Researchers based at the US university Massachusetts Institute of Technology (MIT) have discovered a way to increase the energy density of lithium-ion batteries using a liquid solvent and salt electrolyte.
The team’s electrolyte halts the unwanted chemical reactions that take place with the electrolyte that separates the metal electrodes.
Prof. Jeremiah Johnson told BEST the electrolyte was made from two components: a liquid solvent and salt that is dissolved in the solvent.
He said: “So far, we have made the solvent by combining dimethylamine and either triflic chloride or triflic anhydride.
“Dimethylamine reacts with either of these to form a new nitrogen-sulfur bond that provides the final molecule.

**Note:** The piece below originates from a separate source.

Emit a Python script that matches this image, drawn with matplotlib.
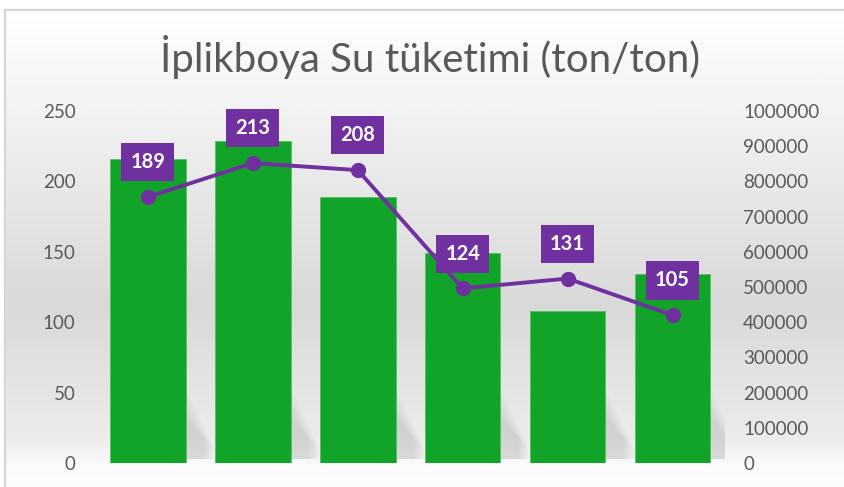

Once we have that, we add LiFSI salt (a commercially available salt) to it to form the final electrolyte.”
Researchers say the finding could make it possible for lithium-ion batteries to store about 420 Wh/kg, without sacrificing the cycle life.
The team say the carbon and fluorine electrolyte could be used as a “drop in” replacement for an existing electrolyte and would not require redesign of the entire battery system.
The research was published in the journal Nature Energy in a paper by MIT professors Ju Li, Yang Shao-Horn, and Jeremiah Johnson; postdoc Weijiang Xue; and 19 others at MIT.
The research was supported by the U.S. Department of Energy and the National Science Foundation, and used facilities at Brookhaven National Laboratory and Argonne National Laboratory.
The electrolyte was initially developed by Shao-Horn, Johnson, and other research members, as part of an effort to develop lithium-air batteries.
Shao-Horn, a professor of mechanical engineering and materials science and engineering, said: “The electrolyte is chemically resistant against oxidation of high-energy nickel-rich materials, preventing particle fracture and stabilising the positive electrode during cycling.
“The electrolyte also enables stable and reversible stripping and plating of lithium metal, an important step toward enabling rechargeable lithium-metal batteries with energy two times that of the state-the-art lithium-ion batteries.